This artist's concept depicts astronauts and human habitats on Mars. Scientists in Germany have found a way to grow bacteria under Mars-like conditions. Nasa / JPL-Caltech
This artist's concept depicts astronauts and human habitats on Mars. Scientists in Germany have found a way to grow bacteria under Mars-like conditions. Nasa / JPL-Caltech
This artist's concept depicts astronauts and human habitats on Mars. Scientists in Germany have found a way to grow bacteria under Mars-like conditions. Nasa / JPL-Caltech
This artist's concept depicts astronauts and human habitats on Mars. Scientists in Germany have found a way to grow bacteria under Mars-like conditions. Nasa / JPL-Caltech

How growing bacteria could help astronauts survive on Mars


Daniel Bardsley
  • English
  • Arabic

Although the question of whether there is life on Mars has long been a source of fascination, a more pertinent issue for human missions to the Red Planet is whether new life could grow there.
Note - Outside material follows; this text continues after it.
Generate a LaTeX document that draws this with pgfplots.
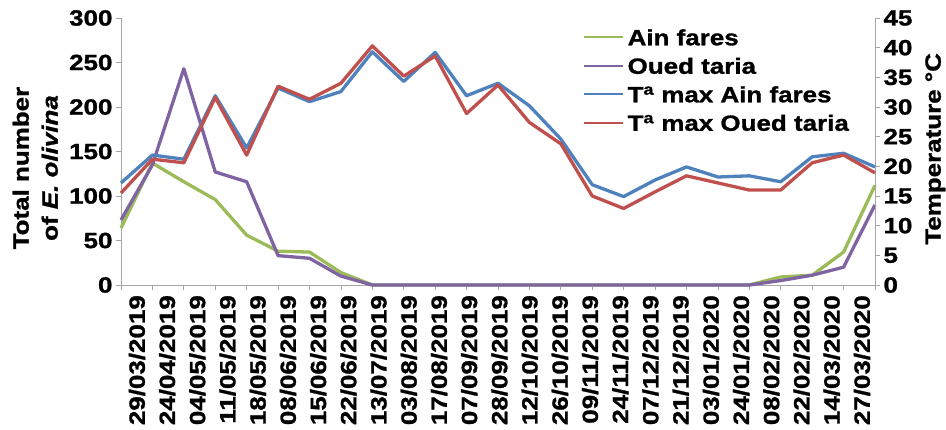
\documentclass[border=0pt]{standalone}
\usepackage{fontspec}
\setmainfont{Liberation Sans}[FakeStretch=1.18, BoldFeatures={FakeBold=1.2}, BoldItalicFeatures={FakeBold=1.2}]
\usepackage{pgfplots}
\pgfplotsset{compat=1.18}
\definecolor{cgreen}{HTML}{9BBB59}
\definecolor{cpurple}{HTML}{8064A2}
\definecolor{cblue}{HTML}{4F81BD}
\definecolor{cred}{HTML}{C0504D}
\definecolor{axgray}{HTML}{A6A6A6}
\newcommand{\cf}{\fontsize{22}{29}\selectfont\bfseries}
\begin{document}
\begin{tikzpicture}
\pgfplotsset{
  base/.style={scale only axis, width=754pt, height=267pt, at={(0,0)}, anchor=south west,
    clip=false, tick align=outside, major tick length=5pt,
    tick style={axgray, line width=0.8pt}, axis line style={axgray, line width=0.8pt},
    ticklabel style={font=\cf, text=black}, /pgf/number format/assume math mode=true},
  ser/.style={line width=3.3pt, line join=round, mark=none},
}
\begin{axis}[base, xmin=0, xmax=24, ymin=0, ymax=300, ytick={0,50,...,300},
  axis x line*=bottom, axis y line*=left, xtick={0,...,24}, xticklabels={},
  ylabel={Total number\\of \textit{E. olivina}},
  ylabel style={font=\cf, align=center, inner sep=0pt, at={(axis description cs:-0.0835,0.438)}, anchor=south}]
\addplot[ser, cgreen] coordinates {(0,64) (1,137) (2,116) (3,96) (4,56) (5,38) (6,37) (7,14) (8,0) (9,0) (10,0) (11,0) (12,0) (13,0) (14,0) (15,0) (16,0) (17,0) (18,0) (19,0) (20,0) (21,9) (22,11) (23,37) (24,112)};
\addplot[ser, cpurple] coordinates {(0,73) (1,135) (2,243) (3,127) (4,116) (5,33) (6,30) (7,10) (8,0) (9,0) (10,0) (11,0) (12,0) (13,0) (14,0) (15,0) (16,0) (17,0) (18,0) (19,0) (20,0) (21,5) (22,11) (23,20) (24,90)};
\end{axis}
\begin{axis}[base, xmin=0, xmax=24, ymin=0, ymax=45, ytick={0,5,...,45},
  axis y line*=right, axis x line=none,
  ylabel={Temperature °C},
  ylabel style={font=\cf, inner sep=0pt, at={(axis description cs:1.0665,0.51)}, anchor=north},
  legend image code/.code={\draw[#1, line width=2pt] (0pt,0pt) -- (39pt,0pt);},
  legend style={at={(rel axis cs:0.612,0.982)}, anchor=north west, draw=none, fill=none,
    font=\cf, inner sep=0pt, row sep=0pt,
    nodes={inner xsep=4pt, inner ysep=6.25pt, text height=16pt, text depth=0pt}},
  legend cell align=left]
\addlegendimage{cgreen}
\addlegendentry{Ain fares}
\addlegendimage{cpurple}
\addlegendentry{Oued taria}
\addplot[ser, cblue] coordinates {(0,17.2) (1,21.9) (2,21.2) (3,31.9) (4,23.1) (5,33.2) (6,30.9) (7,32.6) (8,39.3) (9,34.3) (10,39.2) (11,31.9) (12,34.0) (13,30.2) (14,24.6) (15,16.9) (16,14.9) (17,17.7) (18,19.9) (19,18.2) (20,18.4) (21,17.4) (22,21.6) (23,22.2) (24,19.9)};
\addlegendentry{T\textsuperscript{a} max Ain fares}
\addplot[ser, cred] coordinates {(0,15.5) (1,21.2) (2,20.6) (3,31.6) (4,21.9) (5,33.5) (6,31.3) (7,34.0) (8,40.3) (9,35.2) (10,38.6) (11,28.9) (12,33.7) (13,27.4) (14,23.8) (15,15.0) (16,12.9) (17,15.7) (18,18.4) (19,17.2) (20,16.0) (21,16.0) (22,20.6) (23,21.9) (24,18.9)};
\addlegendentry{T\textsuperscript{a} max Oued taria}
\end{axis}
\begin{axis}[base, xmin=-0.530, xmax=24.430, ymin=0, ymax=1,
  axis y line=none, axis x line*=bottom, x axis line style={draw=none},
  xtick={0,...,24}, major tick length=0pt, xtick style={draw=none},
  xticklabels={29/03/2019,24/04/2019,04/05/2019,11/05/2019,18/05/2019,08/06/2019,15/06/2019,22/06/2019,13/07/2019,03/08/2019,17/08/2019,07/09/2019,28/09/2019,12/10/2019,26/10/2019,09/11/2019,24/11/2019,07/12/2019,21/12/2019,03/01/2020,24/01/2020,08/02/2020,22/02/2020,14/03/2020,27/03/2020},
  xticklabel style={rotate=90, anchor=east, inner sep=0pt}, xticklabel shift=10pt]
\addplot[draw=none] coordinates {(0,0)};
\end{axis}
\pgfresetboundingbox
\path (-121pt,-145pt) rectangle (825pt,285pt);
\end{tikzpicture}
\end{document}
This is vital if expeditions are to be sustainable – and new research in Germany indicates that bacteria can be cultured in conditions that could be recreated on Mars.
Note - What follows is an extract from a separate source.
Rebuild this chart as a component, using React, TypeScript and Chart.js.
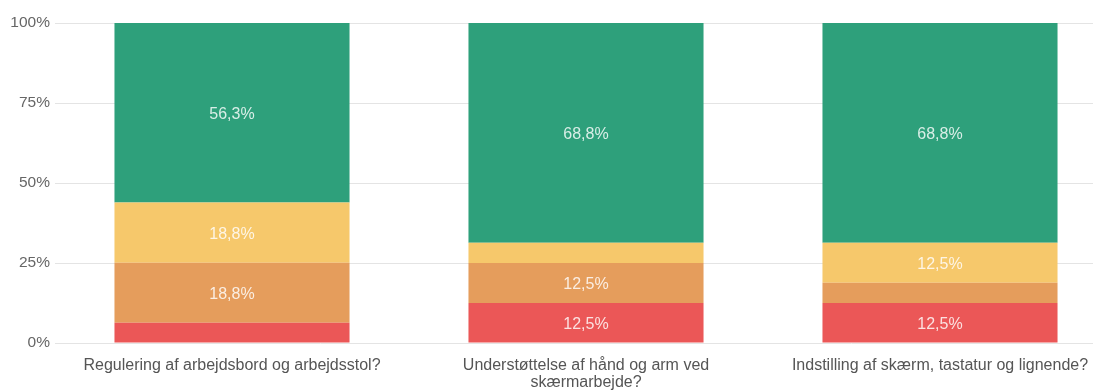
import React, { useEffect, useRef } from "react";
import { Chart, registerables } from "chart.js";

Chart.register(...registerables);

const categories: string[][] = [
  ["Regulering af arbejdsbord og arbejdsstol?"],
  ["Understøttelse af hånd og arm ved", "skærmarbejde?"],
  ["Indstilling af skærm, tastatur og lignende?"],
];
const redValues = [6.3, 12.5, 12.5];
const orangeValues = [18.8, 12.5, 6.3];
const yellowValues = [18.8, 6.3, 12.5];
const greenValues = [56.3, 68.8, 68.8];
const yTicks = [0, 25, 50, 75, 100];

const FONT = "'Liberation Sans', Arial, sans-serif";

const labelPlugin = {
  id: "segLabels",
  afterDatasetsDraw(chart: any) {
    const ctx = chart.ctx;
    ctx.save();
    ctx.font = `16px ${FONT}`;
    ctx.fillStyle = "rgba(255,255,255,0.82)";
    ctx.textAlign = "center";
    ctx.textBaseline = "middle";
    chart.data.datasets.forEach((ds: any, di: number) => {
      const meta = chart.getDatasetMeta(di);
      meta.data.forEach((el: any, i: number) => {
        const v = ds.data[i];
        if (v < 10) return;
        const p = el.getProps(["x", "y", "base"], true);
        const txt = v.toFixed(1).replace(".", ",") + "%";
        ctx.fillText(txt, p.x, (p.y + p.base) / 2 + 2);
      });
    });
    ctx.restore();
  },
};

export default function App() {
  const ref = useRef<HTMLCanvasElement | null>(null);
  useEffect(() => {
    if (!ref.current) return;
    const mk = (label: string, data: number[], color: string) => ({
      label,
      data,
      backgroundColor: color,
      borderWidth: 0,
      categoryPercentage: 1,
      barPercentage: 0.664,
    });
    const chart = new Chart(ref.current, {
      type: "bar",
      data: {
        labels: categories,
        datasets: [
          mk("red", redValues, "rgb(235,87,87)"),
          mk("orange", orangeValues, "rgb(229,157,92)"),
          mk("yellow", yellowValues, "rgb(246,200,107)"),
          mk("green", greenValues, "rgb(46,160,123)"),
        ],
      },
      options: {
        animation: false,
        responsive: false,
        maintainAspectRatio: false,
        layout: { padding: { top: 15, right: 0, bottom: 0, left: 0 } },
        plugins: { legend: { display: false }, tooltip: { enabled: false } },
        scales: {
          x: {
            stacked: true,
            grid: { display: false },
            border: { display: false },
            ticks: {
              color: "#555",
              font: { family: FONT, size: 16, lineHeight: 1.07 },
              maxRotation: 0,
              autoSkip: false,
              padding: 6,
            },
            afterFit: (s: any) => {
              s.height = 48;
            },
          },
          y: {
            stacked: true,
            min: 0,
            max: 100,
            afterBuildTicks: (s: any) => {
              s.ticks = yTicks.map((v) => ({ value: v }));
            },
            grid: { color: "#e4e4e4", lineWidth: 1, drawTicks: false },
            border: { display: false },
            ticks: {
              color: "#666",
              font: { family: FONT, size: 15.5 },
              padding: 5,
              callback: (v: any) => v + "%",
            },
            afterFit: (s: any) => {
              s.width = 47;
            },
          },
        },
      },
      plugins: [labelPlugin],
    });
    return () => chart.destroy();
  }, []);
  return (
    <div style={{ width: 1093, height: 383, overflow: "hidden", position: "relative" }}>
      <canvas ref={ref} width={1109} height={383} style={{ display: "block" }} />
    </div>
  );
}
One of the biggest potential hurdles to growing organisms on Mars is the low pressure of the atmosphere there, which is just one-hundredth that of Earth’s.

To look at whether bacteria could grow in low-pressure conditions, Dr Cyprien Verseux and colleagues from the University of Bremen's Centre of Applied Space Technology and Microgravity, or Zarm, developed a "bioreactor". This is called Atmos, or Atmosphere Tester for Mars-bound Organic Systems, and will try to grow cyanobacteria – a blue-green algae found naturally in water that can photosynthesise its own food
"If you can grow the cyanobacteria at low pressure, it's much easier," Dr Verseux said. "If not, you have a big pressure difference and you need something which is very robust and very heavy. Every kilogram increases the cost of the mission."

Dr Cyprien Verseux, lead researcher of the project, and some of the vessels in which cyanobacteria have been grown. The green colour of the bacteria can be seen in one of the vessels. Courtesy: Zarm
Dr Cyprien Verseux, lead researcher of the project, and some of the vessels in which cyanobacteria have been grown. The green colour of the bacteria can be seen in one of the vessels. Courtesy: Zarm

The bioreactor consists of nine glass and steel vessels in which the contents are stirred and the pressure kept to about one-tenth that on Earth or about 10 times that on Mars.

There were rich supplies of nitrogen and carbon dioxide, conditions that could be recreated on the surface of Mars. In one set of experiments, a growth medium – based on the nutrients found on Mars – was included.

Last summer, when Dr Verseux, who heads Zarm’s laboratory of applied space microbiology, opened up the system, he was delighted with what he saw.

“I was quite excited when I found out,” he said. “I saw the cultures were a very dense green colour, which means they had proliferated. That’s when I realised it was working.”

The key finding is that, even at low pressure, cyanobacteria can use the gases available on Mars and the nutrients in Martian dust to grow and reproduce.

Those used in the study, a filamentous type called Anabaena, use carbon dioxide and nitrogen and incorporate it into nutrients.

For a mission to Mars, cyanobacteria could potentially be used as food themselves or to produce biofuels. They could also provide nutrients for other organisms, and the researchers found that other bacteria, including Escherichia coli, a source of food and medicines, could grow on a medium made from the cyanobacteria produced in Atmos.

Bacteria was grown in this bioreactor after mimicking conditions in Mars at the Centre of Applied Space Technology and Microgravity, Zarm, at Bremen University. Courtesy: Zarm
Bacteria was grown in this bioreactor after mimicking conditions in Mars at the Centre of Applied Space Technology and Microgravity, Zarm, at Bremen University. Courtesy: Zarm

On Mars, the oxygen produced by the cyanobacteria could potentially be collected and used by astronauts.
After publishing the research in the Frontiers in Microbiology journal, Dr Verseux and his colleagues are now working to optimise the system, as this could encourage space agencies to look at using the technology.

“We need to do the work of being able to tell them: ‘Here’s what you can get from that technology,’” he said.

“Now we are improving the system. We’re adding some new features. We’re going to start using it again soon.”

Nasa is among the organisations with plans for human missions to Mars, with the space agency hoping to undertake them in the 2030s.

A scientist not linked to the research, Dr Paul Byrne, an associate professor of planetary science at North Carolina State University in the US, said using Martian soil and materials present on Mars to sustain humans there would “reduce the amount of stuff we have to bring from Earth”.

While cautioning that he could not say if the technology in the latest study would be adopted, he said such efforts could make missions more feasible.

“Anything in support of human exploration is going to make it cheaper, and if it makes it cheaper it makes it more possible, because fundamentally these things are bound by cost,” he said.